CDU und CSU haben sich gestern nach zehn Stunden wohlinszenierter Verhandlung in Berlin auf einen Kompromiss geeinigt, wie sie mit der Zuwanderung nach Deutschland umgehen wollen. Dabei hat CDU-Chef Horst Seehofer sogar die von ihm geforderte Obergrenze von 200.000 Flüchtlingen im Jahr durchbekommen. Zumindest ein bisschen. Beim zweiten Blick auf die gefundenen Unions-Formeln wird klar: Wenig ist für die Probleme der Zuwanderung und für die Integration oder gar die Sicherheit getan. Unklarheit als Prinzip.

CDU und CSU haben sich am Sonntagabend grob auf  Vereinbarungen zur Zuwanderungs- und Flüchtlingspolitik geeinigt. Die Spitzen beider Parteien einigten sich auf eine Formulierung, nach der jedes Jahr nicht mehr als 200.000 Menschen aus humanitären Gründen neu nach Deutschland kommen sollen. Das konkrete Wort Obergrenze taucht nicht auf, gegen das FDP und vor allem Grüne sich wehren. Zudem vereinbarten CDU und CSU, dass es ein Zuwanderungsgesetz für Fachkräfte geben soll.

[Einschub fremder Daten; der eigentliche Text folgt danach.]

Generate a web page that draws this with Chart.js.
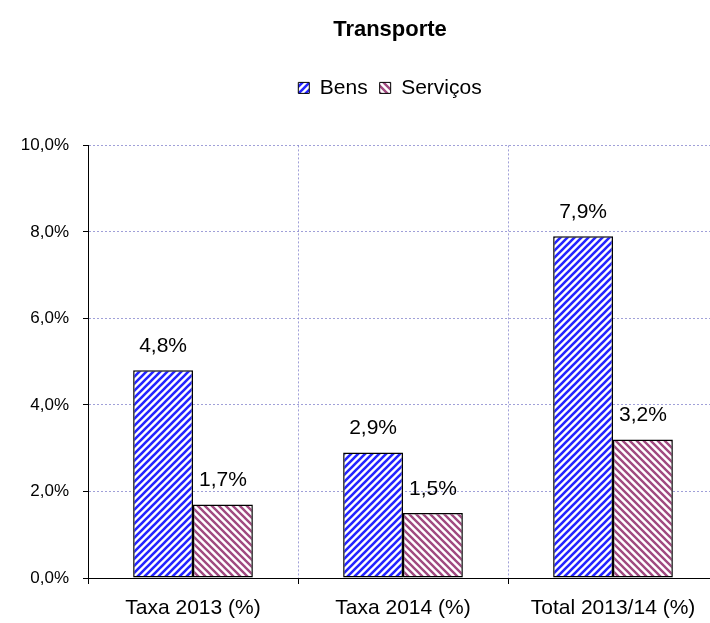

Erreicht haben beide Seiten unter Führung von Kanzlerin und CDU-Chefin Angela Merkel, dass jeder der potenziell Beteiligten an einer Jamaika-Koalition sein Gesicht wahrt. Die CSU kann erklären, sie habe die Obergrenze durchbekommen. FDP und Grüne als mögliche Koalitionspartner können darauf verweisen, dass die Begrenzung der Zahl nur ein Ziel ohne zugehörige Schritte ist und dass sogar mehr Zuwanderung von Qualifizierten möglich werden soll.

Die Einigung zwischen CDU und CSU  ist leider nur eine Botschaft an die Parteigänger und Anhänger der Union: Seht her, wir sind regierungsfähig. Es ist aber auch eine Botschaft an die beiden kleineren Parteien FDP und Grüne, die als einzige mögliche Partner für eine Bundesregierung dastehen.

Dieser Regierungsstil unter Kanzlerin Merkel funktioniert unter Politikprofis. Nach den Einbrüchen für die etablierten Parteien bei der Bundestagswahl sorgen aber solche Ergebnisse erneut dafür, dass sich Wähler nicht ernst genommen fühlen und denken, dass die Probleme in ihrem Alltag drittrangig sind. Das gilt für die knappen Ressourcen in vielen Kitas und Schulen ebenso wie für die Wohnungsnot in größeren Städten. Die Situation wird durch die neu Zugewanderten nicht einfacher – vor allem für jene, die wenig Geld haben. 

Angela Merkel und Horst Seehofer haben einmal mehr taktische Politik betrieben, ohne erkennen zu lassen, was sie tatsächlich bewegen wollen und was das für die Gesellschaft bedeutet. Sie haben einen klapprigen Kompromiss ausgehandelt, der Obergrenze meint, aber keine entsprechenden Schritte dazu festzurrt und sie im nächsten Moment dadurch hinfällig macht. Der Kompromiss funktioniert nur, wenn sich die Flüchtlinge daran halten. Das ist ungewiss, also spricht vieles dafür, dass Abschreckung und immer neue Abgrenzungen wiederkehrenden Streit in der nächsten Bundesregierung erzeugen.